お互いに泣き笑いのまましばらくの間、じっと見つめあい、喜びをかみ締めあった。
地元・沖縄で、しかも、今年3月にあげた自身の結婚式以来、久しぶりに全員が揃った家族の前で、実現した初優勝。厳しい父、優しい母。人一倍努力家で完ぺき主義の弟、19歳にして女子ゴルフ界の未来を背負う妹・・・。「誰が欠けてもダメ。みんなそれぞれに役割がある」大切な家族の目の前で、いつもみんなを祝う立場だった宮里家の長兄が、主役になった。
「自分は勝っても、絶対に泣くタイプじゃない」と、タカをくくっていたが、それは大きな思い違いだったようだ。特に、これまで苦労をかけてきた両親のことを思うと、涙が止まらない。大会主催者と、コースの那覇ゴルフ倶楽部と、そのグリーンキーパーと、ボランティアのみなさんと、最後まで大きな声援を送ってくれたギャラリーのみなさんに感謝の気持ちを述べたあと、「父と母がいなければ、今の僕はありませんでした。本当に、本当にありがとう!」
両親へのあふれる思い。涙で、声にならない声を懸命に振り絞り、生まれてはじめての優勝スピーチを締めくくった。
「藍ちゃんのお兄ちゃん」と呼ばれないためには…
アマチュア時代からプロの試合で優勝争いを繰り広げてきた弟。
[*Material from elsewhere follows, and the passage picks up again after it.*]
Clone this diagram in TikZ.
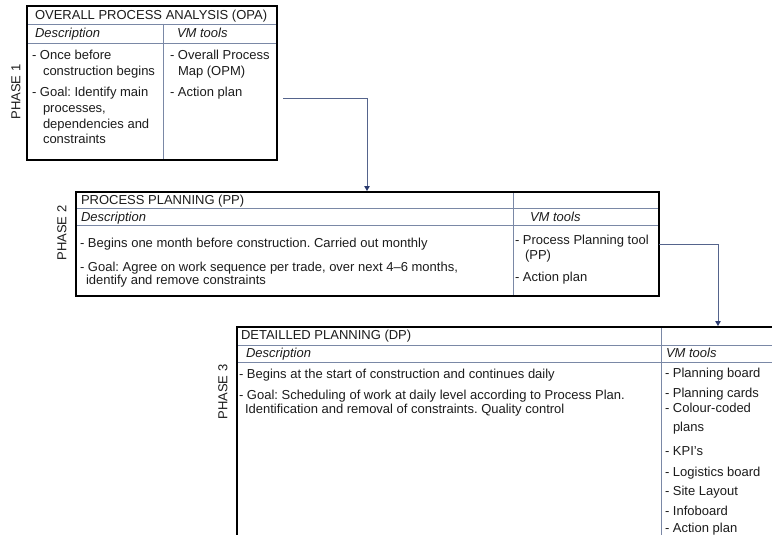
\documentclass[tikz,border=0pt]{standalone}
\usepackage{fontspec}
\setmainfont{Liberation Sans}
\usetikzlibrary{calc,arrows.meta}
\definecolor{gridc}{HTML}{7A88A6}
\definecolor{connc}{HTML}{55648C}
\definecolor{tipc}{HTML}{2A3A6E}
\definecolor{ink}{HTML}{1C1C1C}
\frenchspacing
\begin{document}
\begin{tikzpicture}[x=1pt,y=-1pt,
 frame/.style={draw=black, line width=2.3pt, inner sep=0pt, outer sep=0pt, anchor=north west},
 rule/.style={draw=gridc, line width=0.9pt},
 txt/.style={anchor=base west, inner sep=0pt, outer sep=0pt, font=\fontsize{13}{16}\selectfont, text=ink},
 hd/.style={txt, font=\fontsize{13}{16}\selectfont\itshape},
 phase/.style={rotate=90, inner sep=0pt, font=\fontsize{13}{16}\selectfont, text=ink},
 connector/.style={draw=connc, line width=0.9pt, shorten >=1pt, -{Triangle[length=5pt,width=5.5pt,color=tipc,fill=tipc]}}
]
\useasboundingbox (0,0) rectangle (772,535);
\clip (0,0) rectangle (772,535);
\fill[white] (0,0) rectangle (772,535);

% ---------- Box 1 ----------
\draw[rule] (27,24) -- (277,24);
\draw[rule] (27,43) -- (277,43);
\draw[rule] (163,24) -- (163,160);
\node[frame, minimum width=250pt, minimum height=154pt] (opa) at (27,6) {};
\node[txt] (opat) at (35,20) {OVERALL PROCESS ANALYSIS (OPA)};
\node[hd] (opad) at (35,38) {Description};
\node[hd] (opav) at (177,38) {VM tools};
\node[txt] (opa1) at (32,59.5) {- Once before};
\node[txt] (opa2) at (43,75.5) {construction begins};
\node[txt] (opa3) at (32,96.5) {- Goal: Identify main};
\node[txt] (opa4) at (43,112.5) {processes,};
\node[txt] (opa5) at (43,128.5) {dependencies and};
\node[txt] (opa6) at (43,143.5) {constraints};
\node[txt] (opa7) at (170,59.5) {- Overall Process};
\node[txt] (opa8) at (178,75.5) {Map (OPM)};
\node[txt] (opa9) at (170,96.5) {- Action plan};
\node[phase] (ph1) at (16,92) {PHASE 1};

% ---------- Box 2 ----------
\draw[rule] (76,208) -- (659,208);
\draw[rule] (76,225) -- (659,225);
\draw[rule] (513,192) -- (513,296);
\node[frame, minimum width=583pt, minimum height=104pt] (pp) at (76,192) {};
\node[txt] (ppt) at (81,204.5) {PROCESS PLANNING (PP)};
\node[hd] (ppd) at (81,221) {Description};
\node[hd] (ppv) at (530,221) {VM tools};
\node[txt] (pp1) at (80,247.5) {- Begins one month before construction. Carried out monthly};
\node[txt] (pp2) at (80,271.5) {- Goal: Agree on work sequence per trade, over next 4–6 months,};
\node[txt] (pp3) at (86,284.5) {identify and remove constraints};
\node[txt] (pp4) at (515,244.5) {- Process Planning tool};
\node[txt] (pp5) at (525,259.5) {(PP)};
\node[txt] (pp6) at (515,281.5) {- Action plan};
\node[phase] (ph2) at (62,233) {PHASE 2};

% ---------- Box 3 ----------
\draw[rule] (237,345) -- (772,345);
\draw[rule] (237,362) -- (772,362);
\draw[rule] (661,327) -- (661,540);
\node[frame, minimum width=560pt, minimum height=230pt] (dp) at (237,327) {};
\node[txt] (dpt) at (241,339.5) {DETAILLED PLANNING (DP)};
\node[hd] (dpd) at (246,357.5) {Description};
\node[hd] (dpv) at (666,357.5) {VM tools};
\node[txt] (dp1) at (239,378.5) {- Begins at the start of construction and continues daily};
\node[txt] (dp2) at (239,399.5) {- Goal: Scheduling of work at daily level according to Process Plan.};
\node[txt] (dp3) at (245,413.5) {Identification and removal of constraints. Quality control};
\node[txt] (dp4) at (665,377.5) {- Planning board};
\node[txt] (dp5) at (665,397.5) {- Planning cards};
\node[txt] (dp6) at (665,412.5) {- Colour-coded};
\node[txt] (dp7) at (673,431.5) {plans};
\node[txt] (dp8) at (665,455.5) {- KPI’s};
\node[txt] (dp9) at (665,476.5) {- Logistics board};
\node[txt] (dp10) at (665,495.5) {- Site Layout};
\node[txt] (dp11) at (665,515.5) {- Infoboard};
\node[txt] (dp12) at (665,532.5) {- Action plan};
\node[phase] (ph3) at (223,392) {PHASE 3};

% ---------- Connectors ----------
\coordinate (a1) at ($(opa.north east)+(6,92)$);
\draw[connector] (a1) -| ($(pp.north west)+(291,0)$);
\draw[connector] ($(pp.north east)+(0,52)$) -| ($(dp.north west)+(481,0)$);
\end{tikzpicture}
\end{document}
デビューからわずか1年で1億円プレーヤーまで上りつめた妹。
「優作君のお兄ちゃん」、「藍ちゃんのお兄ちゃん」。いつもそう呼ばれてきたが、無理もない。これまでずっと、「聖志は宮里家の悩みの種だった」(父・優さん)からだ。
「両親のすねをかじりすぎて、スネがなくなってしまった」と、聖志本人も苦笑する学生時代。ゴルフの名門・近畿大学に入学したものの、「遊びがたたって」留年決定。怒り心頭の優さんに沖縄に連れ戻されて、2年間の期限付きでプロを目指して厳しい特訓を受けた。「ゴルフの感性は、兄弟一。のみこみが早くて器用な分、すぐに『自分はできる』と思って満足してしまうんですよ」(優さん)
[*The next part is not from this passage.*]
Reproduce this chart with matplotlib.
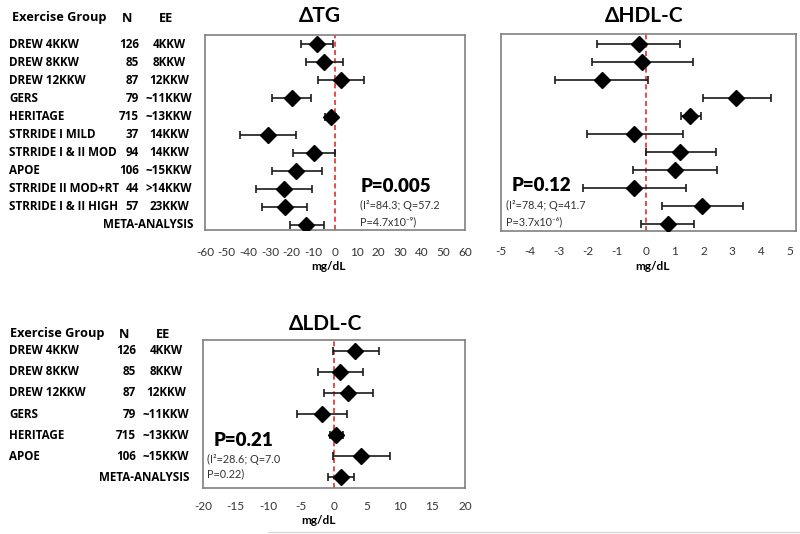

練習をサボりがちの聖志には、父の容赦ない鉄拳が飛んだ。「でも、そういう父の監視がないと、僕はダメみたいなんです」。厳しいけれど、父はいつも、息子の長所を最大限に生かした的確なアドバイスで導いてくれた。
そんな父に叱られたあと、そっとフォローを入れてくれたのはきまって母・豊子さんだった。「怒られる理由は、分かっているんでしょう?」そんなのんびりした物言いに、いつも救われた。そして人一倍努力家の弟と、出来の良い妹。「兄弟の活躍が『俺も負けられない』という気にさせてくれて・・・。うちは家族それぞれに役割があって。誰が欠けても、ダメなんです」
そんな家族の愛に支えられてきた長兄は、この日いよいよ初の「主役の座」をつかんだが、「当分はまだ、『藍ちゃんのお兄ちゃん』て、言われるんじゃないかなあ?」この1勝だけでは足りない、と聖志は考えている。デビューから、稼いだ賞金すべて足しても藍さんの2004年シーズンに満たないからだ。宮里聖志として存在をアピールするためには「少なくとも、1億円は稼がないとダメでしょう」
このアジア・ジャパン沖縄オープンは2004年内の開催ながら、来シーズンにカウントされるトーナメントだ。優勝賞金2000万円を手にして、まずは2005年の賞金ランクで「1位」に躍り出た。兄弟の誰よりも早くひと稼ぎして、「来年は、藍ちゃんの賞金を超えるぞ!」と、張りきっている。